The ability to set keyframes has been around in compression projects for ages now; I did a lot of this in the Cinepak era, as that codec was prone to keyframe popping issues. Modern codecs such as VC-1 do a much better job of finding good natural keyframes and reducing popping issues. The Silverlight version still would have looked a lot better than the original Flash even if I hadn’t set them, but the markers did provide a further boost in quality. But don’t think this is something that should be done for all clips; this clip is unusual in having minutes without cuts with a mix of static and moving elements at an extremely low bitrate. Most normal film and video content doesn’t gain anything by adding manual keyframes.

Encoding Settings
Now that we’ve got the source all set up, let’s dig in to the precise encoding settings that we can set in Expression Encoder. Many of these concepts are applicable to other tools using the VC-1 Encoder SDK (details at www.microsoft.com/resources/mediaandentertainment/vc-1encodersdk.mspx), and many are applicable to other codecs as well.

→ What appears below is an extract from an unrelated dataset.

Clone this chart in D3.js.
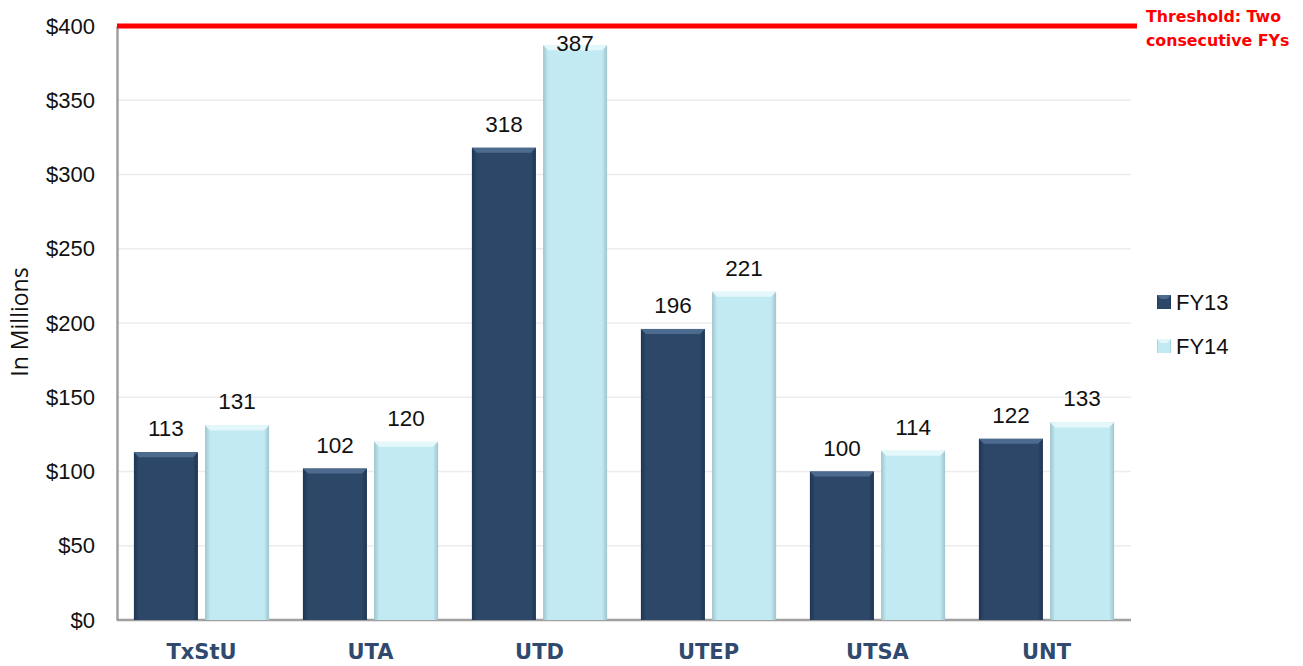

The original FLV file was 640x480 with VP6 video at 488Kbps (the encoder was set to 400Kbps, but VP6 is infamous for overshooting the requested bitrate in aggressive compression) and MP3 audio at 48Kbps. For an apples-to-apples comparison, we’ll stick with the original settings so the file will go at the same size.

Additionally, we’ll target a peak bitrate of 1Mbps (the worst-case scenario of the maximum video and audio bitrates at the same time), which will stream without buffering to most consumer broadband connections today.

Video
Frame Rate: Source—We want to capture all the motion in the source perfectly (29.97 fps in this case).